Aim of the task:
In the material below, find all lines with the string "that" and copy them.

START The data

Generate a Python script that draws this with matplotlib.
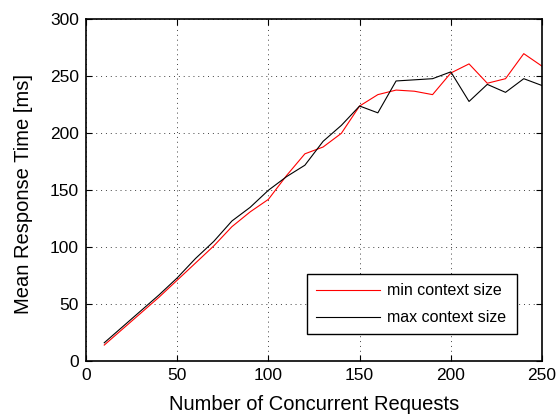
import matplotlib
matplotlib.use("Agg")
import matplotlib.pyplot as plt

plt.rcParams['font.family'] = ['Liberation Sans', 'DejaVu Sans']

requests = [10, 20, 30, 40, 50, 60, 70, 80, 90, 100, 110, 120, 130,
            140, 150, 160, 170, 180, 190, 200, 210, 220, 230, 240, 250]
min_ctx = [14, 28, 42, 56, 71, 86, 101, 118, 131, 142, 163, 182, 188,
           200, 224, 234, 238, 237, 234, 253, 261, 244, 248, 270, 259]
max_ctx = [16, 30, 44, 58, 73, 90, 105, 123, 135, 150, 162, 172, 193,
           207, 224, 218, 246, 247, 248, 254, 228, 243, 236, 248, 242]

xticks = [0, 50, 100, 150, 200, 250]
yticks = [0, 50, 100, 150, 200, 250, 300]

fig = plt.figure(figsize=(5.57, 4.17), dpi=100)
ax = fig.add_axes([86/557, (417-361)/417, (542-86)/557, (361-19.5)/417])

ax.plot(requests, min_ctx, color='#ff0000', lw=0.8, label='min context size')
ax.plot(requests, max_ctx, color='black', lw=0.8, label='max context size')

ax.set_xlim(0, 250)
ax.set_ylim(0, 300)
ax.set_xticks(xticks)
ax.set_yticks(yticks)
ax.tick_params(direction='in', top=True, right=True, labelsize=12.5, length=4, width=0.8, pad=5)
ax.grid(True, linestyle=(0, (1, 4)), color='black', linewidth=0.7, alpha=0.75)
for s in ax.spines.values():
    s.set_linewidth(1.2)

ax.set_xlabel('Number of Concurrent Requests', fontsize=14.5, va='center')
ax.set_ylabel('Mean Response Time [ms]', fontsize=14.5, va='center')
ax.xaxis.set_label_coords((314 - 86) / 456, -(405 - 361) / 341.5)
ax.yaxis.set_label_coords(-(86 - 24) / 456, (361 - 194) / 341.5)

leg = ax.legend(loc='lower left', bbox_to_anchor=((307-86)/456, (361-334)/341.5, (517-307)/456, (334-270)/341.5),
                mode='expand', fontsize=11.5, fancybox=False, framealpha=1, edgecolor='black',
                handlelength=4.0, borderaxespad=0, borderpad=0.55, labelspacing=0.75, handletextpad=0.45)
leg.get_frame().set_linewidth(1.0)

fig.savefig('out.png', dpi=100)
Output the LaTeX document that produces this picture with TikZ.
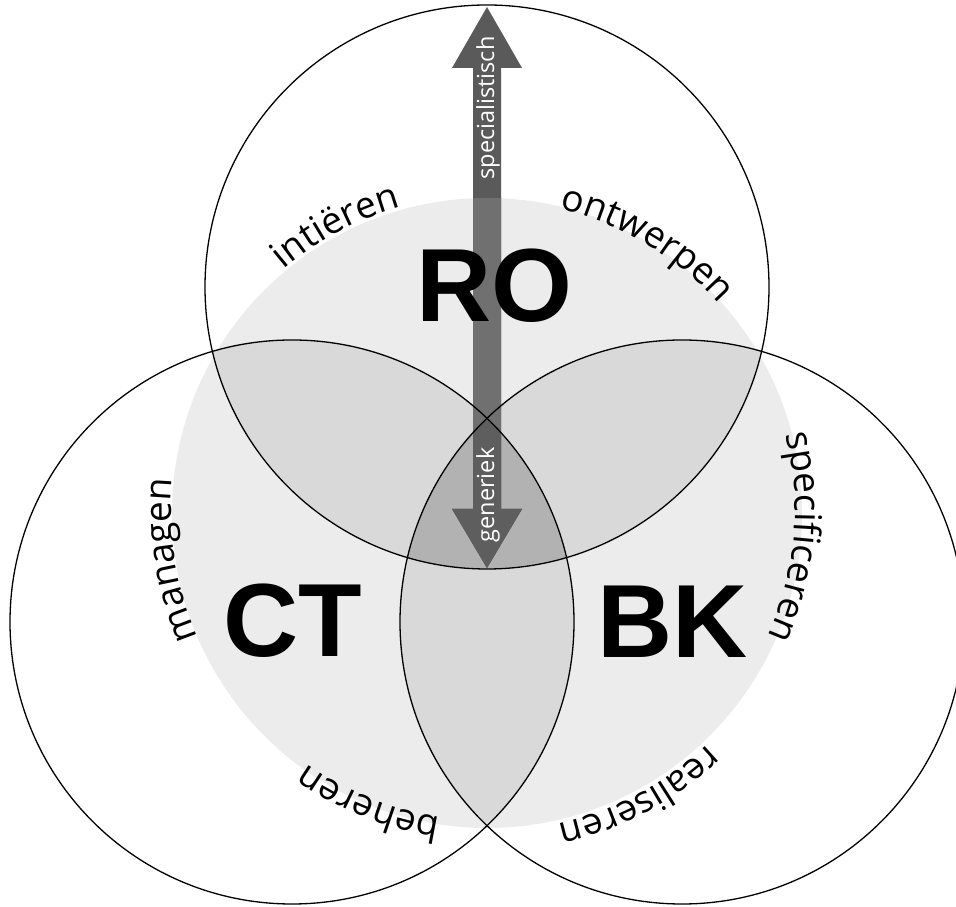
\documentclass[tikz,border=0pt]{standalone}
\usepackage{fontspec}
\newfontfamily\labfnt{Open Sans}
\newfontfamily\bigfnt{Liberation Sans}
\usetikzlibrary{decorations.text}
\definecolor{discgray}{HTML}{ECECEC}
\definecolor{lensgray}{HTML}{D9D9D9}
\definecolor{coregray}{HTML}{B2B2B2}
\definecolor{arrowdark}{HTML}{5A5A5A}
\definecolor{arrowlight}{HTML}{707070}
\definecolor{arrowcore}{HTML}{5E5E5E}
\begin{document}
\begin{tikzpicture}[x=1pt,y=1pt,
  ring/.style={draw=black,line width=1.3pt},
  biglabel/.style={font=\bigfnt\bfseries\fontsize{104}{104}\selectfont, inner sep=0pt},
  arrowtext/.style={font=\labfnt\fontsize{23.5}{23.5}\selectfont, text=white, rotate=90, inner sep=0pt},
  arclabel/.style={decorate, decoration={text along path, text align=center, text={|\labfnt\fontsize{37}{37}\selectfont|#1}}}
]
\useasboundingbox (0,0) rectangle (956,907);
\clip (0,0) rectangle (956,907);
\coordinate (T) at (487,620);
\coordinate (L) at (292,285);
\coordinate (R) at (682,285);
\coordinate (D) at (487,394);
\coordinate (TC) at (487,397);
\def\rr{282}
\def\circT{(T) circle[radius=\rr]}
\def\circL{(L) circle[radius=\rr]}
\def\circR{(R) circle[radius=\rr]}
\def\disc{(D) circle[radius=315]}
\def\arrowshape{(473,839) -- (452,839) -- (487,900) -- (522,839) -- (501,839) -- (501,398) -- (522,398) -- (487,339) -- (452,398) -- (473,398) -- cycle}
% background disc
\fill[discgray] \disc;
% pairwise overlaps
\begin{scope}\clip \circT; \fill[lensgray] \circL; \fill[lensgray] \circR; \end{scope}
\begin{scope}\clip \circL; \fill[lensgray] \circR; \end{scope}
% triple overlap
\begin{scope}\clip \circT; \clip \circL; \fill[coregray] \circR; \end{scope}
% double arrow
\fill[arrowdark] \arrowshape;
\begin{scope}\clip \arrowshape; \clip \disc; \fill[arrowlight] (0,0) rectangle (956,907); \end{scope}
\begin{scope}\clip \arrowshape; \clip \circT; \clip \circL; \clip \circR; \fill[arrowcore] (0,0) rectangle (956,907); \end{scope}
% circle outlines
\draw[ring] \circT;
\draw[ring] \circL;
\draw[ring] \circR;
% big labels
\node[biglabel] (ro) at (494,621) {RO};
\node[biglabel] (ct) at (293,286) {CT};
\node[biglabel] (bk) at (673,285) {BK};
% arrow labels
\node[arrowtext] (spec) at (488,799) {specialistisch};
\node[arrowtext] (gen) at (488,412) {generiek};
% arc labels
\path[arclabel=intiëren] ([shift={(148:315)}]TC) arc[start angle=148, end angle=88, radius=315];
\path[arclabel=ontwerpen] ([shift={(89:310)}]TC) arc[start angle=89, end angle=29, radius=310];
\path[arclabel=managen] ([shift={(219:316)}]TC) arc[start angle=219, end angle=159, radius=316];
\path[arclabel=specificeren] ([shift={(27:308)}]TC) arc[start angle=27, end angle=-37, radius=308];
\path[arclabel=beheren] ([shift={(278:311)}]TC) arc[start angle=278, end angle=218, radius=311];
\path[arclabel=realiseren] ([shift={(328:322)}]TC) arc[start angle=328, end angle=268, radius=322];
\end{tikzpicture}
\end{document}
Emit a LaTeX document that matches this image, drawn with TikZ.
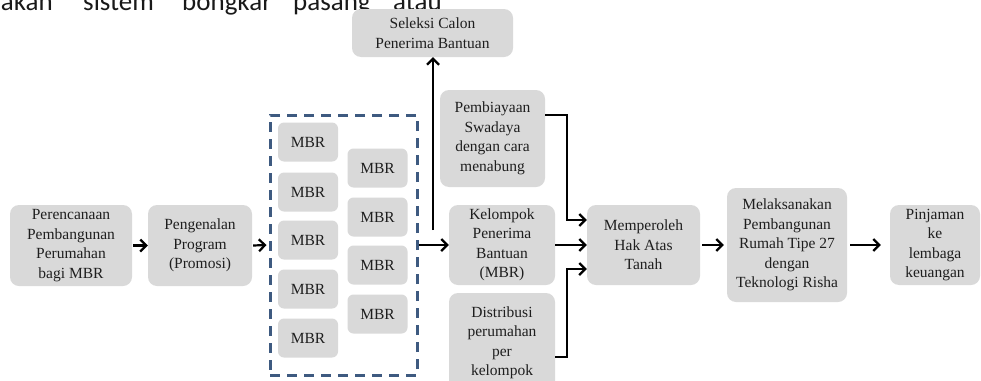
\documentclass[tikz,border=0pt]{standalone}
\usepackage{fontspec}
\setmainfont{Liberation Serif}
\newfontfamily\bodyfont{Carlito}
\usetikzlibrary{arrows.meta}
\definecolor{boxgray}{HTML}{D9D9D9}
\definecolor{dashblue}{HTML}{3E5A80}
\definecolor{txt}{HTML}{1E1E1E}
\tikzset{
  box/.style={draw=none, fill=boxgray, rounded corners=9pt, align=center, inner sep=0pt,
    text=txt, font=\fontsize{15.5}{19.5}\selectfont},
  mbr/.style={box, minimum width=60pt, minimum height=39pt, rounded corners=6pt},
  conn/.style={line width=2.2pt, -{Straight Barb[length=6pt,width=12pt,line width=2.2pt]}},
  word/.style={anchor=base west, inner sep=0pt, font=\bodyfont\fontsize{27}{32}\selectfont, text=black!90}
}
\begin{document}
\begin{tikzpicture}[x=1pt,y=-1pt]
\useasboundingbox (0,0) rectangle (981,380);
\clip (0,0) rectangle (981,380);
\fill[white] (0,0) rectangle (981,380);
% cut-off body text line at the top
\node[word, anchor=base east] (w1) at (53,10.5) {nakan};
\node[word] (w2) at (83,10.5) {sistem};
\node[word] (w3) at (182,10.5) {bongkar};
\node[word] (w4) at (293,10.5) {pasang};
\node[word] (w5) at (393,10.5) {atau};
% boxes
\node[box, minimum width=122pt, minimum height=81pt] (plan) at (71,245.5) {Perencanaan\\Pembangunan\\Perumahan\\bagi MBR};
\node[box, minimum width=104pt, minimum height=81pt] (promo) at (200,245.5) {Pengenalan\\Program\\(Promosi)};
\node[draw=dashblue, line width=3pt, dash pattern=on 10pt off 7pt, minimum width=147pt, minimum height=260pt, inner sep=0pt] (group) at (343.5,245) {};
\node[mbr] (m1) at (308,142) {MBR};
\node[mbr] (m2) at (308,192) {MBR};
\node[mbr] (m3) at (308,240) {MBR};
\node[mbr] (m4) at (308,289) {MBR};
\node[mbr] (m5) at (308,338) {MBR};
\node[mbr] (m6) at (377.5,168) {MBR};
\node[mbr] (m7) at (377.5,217) {MBR};
\node[mbr] (m8) at (377.5,265) {MBR};
\node[mbr] (m9) at (377.5,314) {MBR};
\node[box, minimum width=161pt, minimum height=48pt] (seleksi) at (432.5,33) {Seleksi Calon\\Penerima Bantuan};
\node[box, minimum width=105pt, minimum height=97pt] (swadaya) at (492.5,138.5) {Pembiayaan\\Swadaya\\dengan cara\\menabung};
\node[box, minimum width=106pt, minimum height=80pt] (kelompok) at (502,245) {Kelompok\\Penerima\\Bantuan\\(MBR)};
\node[box, minimum width=106pt, minimum height=100pt] (distribusi) at (502,343) {Distribusi\\perumahan\\per\\kelompok};
\node[box, minimum width=113pt, minimum height=80pt] (hak) at (643.5,245) {Memperoleh\\Hak Atas\\Tanah};
\node[box, minimum width=120pt, minimum height=114pt] (risha) at (787,245) {Melaksanakan\\Pembangunan\\Rumah Tipe 27\\dengan\\Teknologi Risha};
\node[box, minimum width=90pt, minimum height=80pt] (pinjam) at (935,245) {Pinjaman\\ke\\lembaga\\keuangan};
% connectors
\draw[conn] (plan.east) ++(1,0) -- (promo.west);
\draw[conn] (promo.east) ++(1,0) -- ([xshift=-2pt]group.west);
\draw[conn] (group.east) -- (kelompok.west);
\coordinate (up) at (433,230);
\draw[conn] (up) -- (seleksi.south -| up);
\draw[conn] (kelompok.east) -- (hak.west);
\coordinate (sw) at (swadaya.east |- 0,115);
\draw[conn] (sw) -| (567,220) -- (hak.west |- 0,220);
\coordinate (ds) at (distribusi.east |- 0,357);
\draw[conn] (ds) -| (567,269) -- (hak.west |- 0,269);
\draw[conn] ([xshift=2pt]hak.east) -- ([xshift=-3pt]risha.west);
\draw[conn] ([xshift=3pt]risha.east) -- ([xshift=-9pt]pinjam.west);
\end{tikzpicture}
\end{document}
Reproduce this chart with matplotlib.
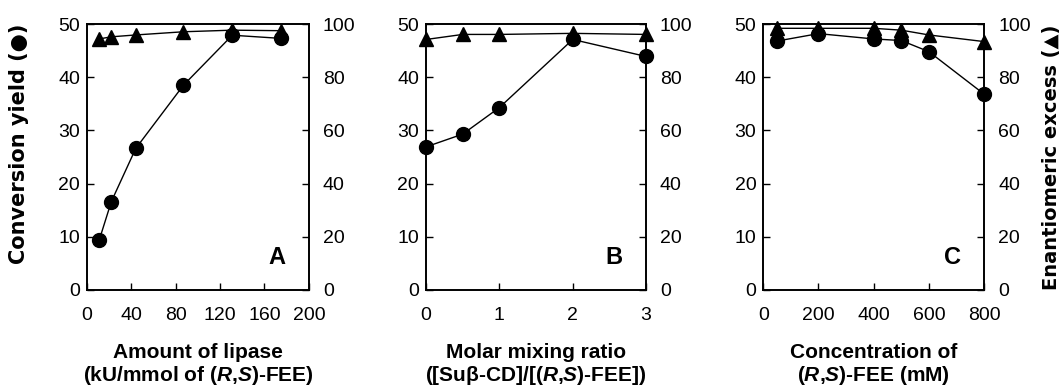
import matplotlib
matplotlib.use("Agg")
import matplotlib.pyplot as plt

plt.rcParams['font.family'] = ['Liberation Sans', 'DejaVu Sans']
plt.rcParams['mathtext.fontset'] = 'custom'
plt.rcParams['mathtext.it'] = 'Liberation Sans:bold:italic'
plt.rcParams['mathtext.rm'] = 'Liberation Sans:bold'

# Panel A: amount of lipase
lipase_x = [11, 22, 44, 87, 131, 175]
lipase_yield = [9.3, 16.6, 26.6, 38.5, 47.9, 47.3]
lipase_ee = [94.4, 95.2, 95.9, 97.1, 97.7, 97.5]

# Panel B: molar mixing ratio
ratio_x = [0, 0.5, 1, 2, 3]
ratio_yield = [26.9, 29.3, 34.3, 47.1, 43.9]
ratio_ee = [94.2, 96.1, 96.1, 96.5, 96.1]

# Panel C: concentration of (R,S)-FEE
conc_x = [50, 200, 400, 500, 600, 800]
conc_yield = [46.8, 48.2, 47.2, 46.9, 44.8, 36.8]
conc_ee = [98.4, 98.4, 98.4, 97.7, 95.9, 93.4]

panels = [
    dict(x=lipase_x, y=lipase_yield, ee=lipase_ee, xlim=(0, 200),
         xticks=[0, 40, 80, 120, 160, 200], letter='A',
         xlabel='Amount of lipase\n(kU/mmol of ($\\mathit{R}$,$\\mathit{S}$)-FEE)',
         left=0.082, width=0.2094),
    dict(x=ratio_x, y=ratio_yield, ee=ratio_ee, xlim=(0, 3),
         xticks=[0, 1, 2, 3], letter='B',
         xlabel='Molar mixing ratio\n([Suβ-CD]/[($\\mathit{R}$,$\\mathit{S}$)-FEE])',
         left=0.402, width=0.2075),
    dict(x=conc_x, y=conc_yield, ee=conc_ee, xlim=(0, 800),
         xticks=[0, 200, 400, 600, 800], letter='C',
         xlabel='Concentration of\n($\\mathit{R}$,$\\mathit{S}$)-FEE (mM)',
         left=0.720, width=0.2085),
]

fig = plt.figure(figsize=(10.6, 3.88), dpi=100)
bottom, height = 0.253, 0.685

for i, p in enumerate(panels):
    ax = fig.add_axes([p['left'], bottom, p['width'], height])
    ax2 = ax.twinx()
    ax.plot(p['x'], p['y'], '-o', color='black', lw=1.0, ms=10, clip_on=False, zorder=3)
    ax2.plot(p['x'], p['ee'], '-^', color='black', lw=1.0, ms=10, clip_on=False, zorder=3)
    ax.set_xlim(*p['xlim'])
    ax.set_ylim(0, 50)
    ax2.set_ylim(0, 100)
    ax.set_xticks(p['xticks'])
    ax.set_yticks([0, 10, 20, 30, 40, 50])
    ax2.set_yticks([0, 20, 40, 60, 80, 100])
    ax.tick_params(axis='x', direction='in', length=5, width=1, labelsize=14, pad=12)
    ax.tick_params(axis='y', direction='in', length=5, width=1, labelsize=14, pad=5)
    ax2.tick_params(axis='y', direction='in', length=5, width=1, labelsize=14, pad=10)
    for a in (ax, ax2):
        for s in a.spines.values():
            s.set_linewidth(1.2)
    ax.text(0.855, 0.12, p['letter'], transform=ax.transAxes, fontsize=17,
            fontweight='bold', ha='center', va='center')
    ax.text(0.5, -0.282, p['xlabel'], transform=ax.transAxes, fontsize=15,
            fontweight='bold', ha='center', va='center', linespacing=1.1)
    if i == 0:
        ax.set_ylabel('Conversion yield (●)', fontsize=15, fontweight='bold',
                      family=['DejaVu Sans'])
        ax.yaxis.set_label_coords(-0.26, 0.55)
    if i == 2:
        ax2.set_ylabel('Enantiomeric excess (▲)', fontsize=14, fontweight='bold',
                       family=['DejaVu Sans'])
        ax2.yaxis.set_label_coords(1.262, 0.5)

fig.savefig('out.png', dpi=100)
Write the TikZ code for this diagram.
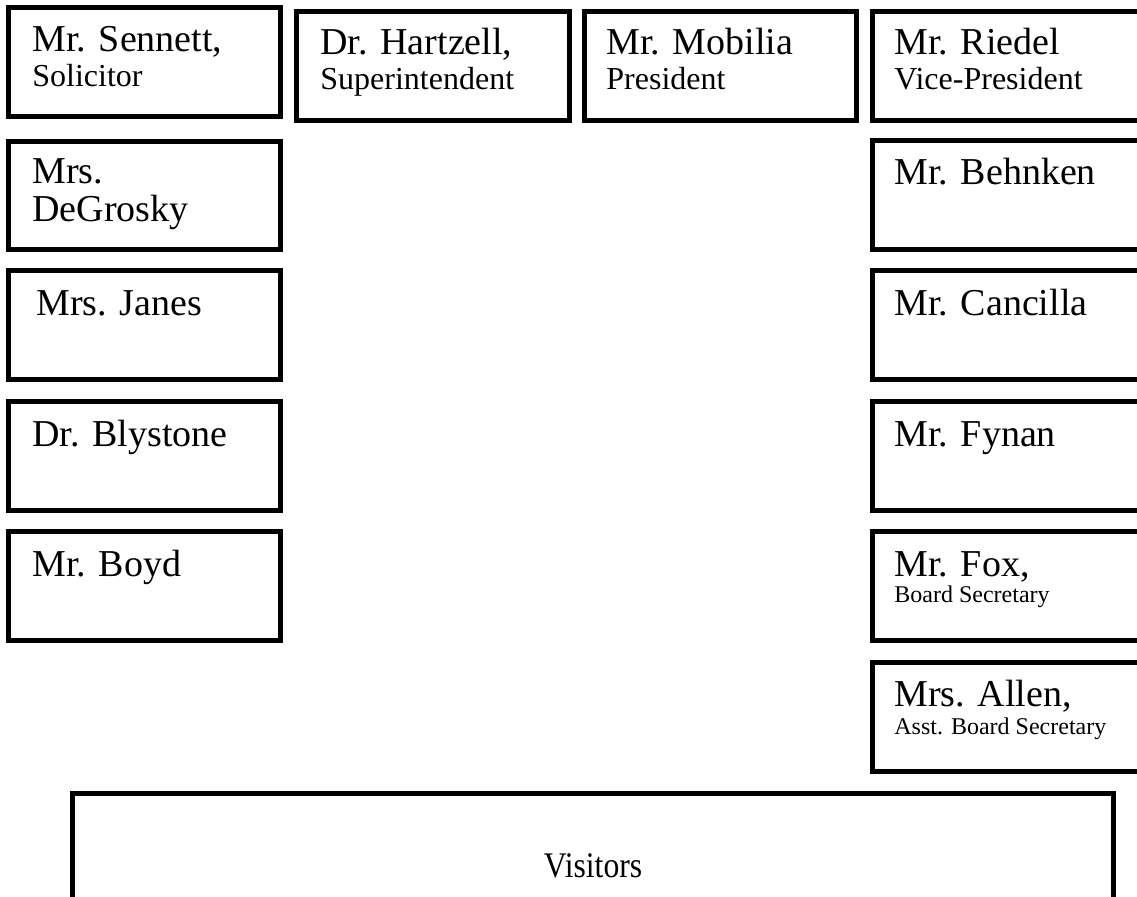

END The data

Result of the task:
Generate a Python script that draws this with matplotlib.
Output the LaTeX document that produces this picture with TikZ.
Emit a LaTeX document that matches this image, drawn with TikZ.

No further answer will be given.